Maya’s dad, who will remain nameless, is a huge football fan. He was almost more excited than Maya to visit UT because Vince Young, his favorite football player, had attended school there. Seeing his daughter get the attention from the coaches at the school made him proud because he was hoping that she could attend the school in the future. 

After the basketball camp, the head coach decided to have a one-on-one meeting with Maya and her parents to discuss future opportunities. At the end of the meeting, the coach had given Maya an offer to attend the school with a full scholarship. 

You can only imagine how she reacted. Tears of joy appeared, and she smiled at her parents. She was aware that she was too young to commit right there and then but was smart enough to know that she wanted to take her time with the recruiting process. She thanked the coach for the offer and said that she would keep coming back to the camps to get better. 

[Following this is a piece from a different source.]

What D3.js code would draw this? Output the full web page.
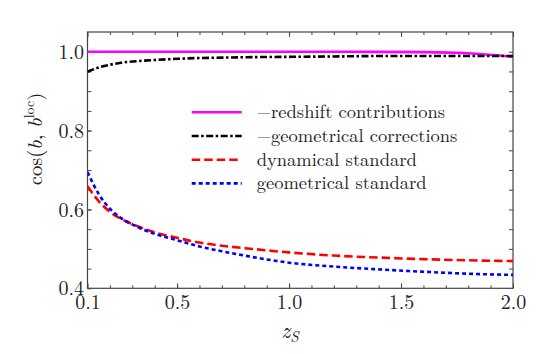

Maya and her parents drove back home very excited about the opportunity and discussed it the whole way home. Her dad had already texted his immediate family with the good news; he even looked at the Texas shop website to buy gear. He was overly excited about the offer. Maya, who started getting more offers that upcoming fall, was still open to look at the different options. 

One day after practice during the spring semester, her coach, who helped her through the recruiting process, talked to her about phone calls she had received. Supposedly, she had committed to The University of Texas and had not contacted the other school to announced it to them first. Maya’s mind was blown away. She was so confused about the whole situation. She looked at her cell phone and had received multiple phone calls and text messages from different coaches, including UT’s coaching staff, who had thanked her for accepting their offer and welcomed her to the family. Later, she found that her social media page said that she had made a decision, and she was very excited to attend UT after her senior year. The only other people who knew her social media passwords were her parents; this left her dazed and confused.

When her dad picked her up at her high school wearing Texas gear, she knew he was the culprit. She was livid and asked him what he had done. Her dad admitted to committing her to UT! Not only did Maya have to call the coaches from other institutions and tell them she had not committed to UT, but she also had to tell UT’s coaching staff she was removing her commitment to them, and she had to explain that it was a mistake. 

Sadly, some schools rescinded their initial offer, which changed her initial top 10. Her dad deeply regretted being overly involved in her recruiting process. It almost cost her a full ride to college at one of the programs she wanted. Nonetheless, after visiting a Division I school closer to home, she felt like it was the best fit and committed to the school.

The one piece of advice Maya wanted me to share for parents dealing with the recruiting process: 

“Always stay supportive of your children, but also trust them enough and give them space to explore their options on their own and make their final decision. They are the ones who will attend the school.”